A reentry trajectory planning approach satisfying waypoint and no-fly zone constraints

Abstract

A trajectory planning approach is proposed for the reentry vehicle with relatively high lift-to-drag ratio. Multiple constraints including waypoints and no-fly zones are taken into consideration. The three-dimensional trajectory planning problem is decomposed into a longitudinal trajectory planning subproblem and a lateral trajectory planning subproblem. The former is to determine a drag-energy profile (D-E profile) that is consistent with the required trajectory length and satisfies the given path constraints except waypoints and no-fly zones.
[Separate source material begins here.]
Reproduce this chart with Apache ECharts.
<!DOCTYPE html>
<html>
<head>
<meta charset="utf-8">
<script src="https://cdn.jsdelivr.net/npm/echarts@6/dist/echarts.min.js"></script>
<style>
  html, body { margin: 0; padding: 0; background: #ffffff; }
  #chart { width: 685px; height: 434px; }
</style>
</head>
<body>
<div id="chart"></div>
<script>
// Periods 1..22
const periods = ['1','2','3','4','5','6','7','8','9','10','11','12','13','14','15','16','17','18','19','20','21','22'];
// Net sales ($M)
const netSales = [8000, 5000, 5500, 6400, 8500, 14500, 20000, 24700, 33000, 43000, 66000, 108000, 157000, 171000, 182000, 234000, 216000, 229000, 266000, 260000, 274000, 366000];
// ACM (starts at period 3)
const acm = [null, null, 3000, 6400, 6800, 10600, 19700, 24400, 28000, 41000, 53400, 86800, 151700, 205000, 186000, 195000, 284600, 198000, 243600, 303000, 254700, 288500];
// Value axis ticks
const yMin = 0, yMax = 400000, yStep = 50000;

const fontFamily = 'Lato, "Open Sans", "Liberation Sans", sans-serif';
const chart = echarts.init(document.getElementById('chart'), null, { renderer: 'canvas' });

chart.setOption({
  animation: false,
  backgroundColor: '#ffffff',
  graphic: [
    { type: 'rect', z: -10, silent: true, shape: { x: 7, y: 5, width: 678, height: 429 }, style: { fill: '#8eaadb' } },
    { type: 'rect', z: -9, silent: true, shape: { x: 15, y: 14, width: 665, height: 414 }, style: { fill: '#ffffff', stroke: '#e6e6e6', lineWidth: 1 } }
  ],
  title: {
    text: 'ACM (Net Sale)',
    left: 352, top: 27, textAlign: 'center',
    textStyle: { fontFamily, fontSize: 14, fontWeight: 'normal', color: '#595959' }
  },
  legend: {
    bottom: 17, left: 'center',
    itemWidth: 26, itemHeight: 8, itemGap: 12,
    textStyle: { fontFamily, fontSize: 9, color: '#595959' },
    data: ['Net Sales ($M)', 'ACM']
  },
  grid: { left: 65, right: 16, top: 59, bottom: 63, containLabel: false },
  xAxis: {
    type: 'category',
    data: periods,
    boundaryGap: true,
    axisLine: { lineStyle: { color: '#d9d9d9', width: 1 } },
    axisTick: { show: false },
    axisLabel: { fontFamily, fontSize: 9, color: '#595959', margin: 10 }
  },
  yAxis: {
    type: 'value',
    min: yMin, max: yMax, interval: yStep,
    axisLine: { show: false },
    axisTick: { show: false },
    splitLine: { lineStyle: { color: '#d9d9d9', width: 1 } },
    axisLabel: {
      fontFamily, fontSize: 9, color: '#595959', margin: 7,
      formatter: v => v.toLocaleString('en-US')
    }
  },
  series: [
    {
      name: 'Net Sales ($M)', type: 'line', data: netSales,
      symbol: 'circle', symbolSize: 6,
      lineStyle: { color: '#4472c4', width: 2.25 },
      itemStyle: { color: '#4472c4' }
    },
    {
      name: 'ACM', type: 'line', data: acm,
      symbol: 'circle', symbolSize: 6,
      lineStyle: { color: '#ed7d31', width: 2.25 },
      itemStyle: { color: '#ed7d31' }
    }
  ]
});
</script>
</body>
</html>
The latter is to specify the sign of bank angle for satisfying the waypoint and no-fly zone constraints and minimizing the final crossrange error. The trajectory length and lateral maneuverability may not meet requirements, so an adjustment of D-E profile is required after solving the previous subproblems. Thus, the longitudinal trajectory planning and lateral trajectory planning subproblems are iteratively solved to converge to a feasible three-dimensional trajectory which meets all the path and terminal constraints. The trajectory planning approach is tested using the Common Aero Vehicle model. Simulations demonstrate that the approach consistently achieves the desired target conditions within allowable tolerances and satisfies waypoint and no-fly zone constraints.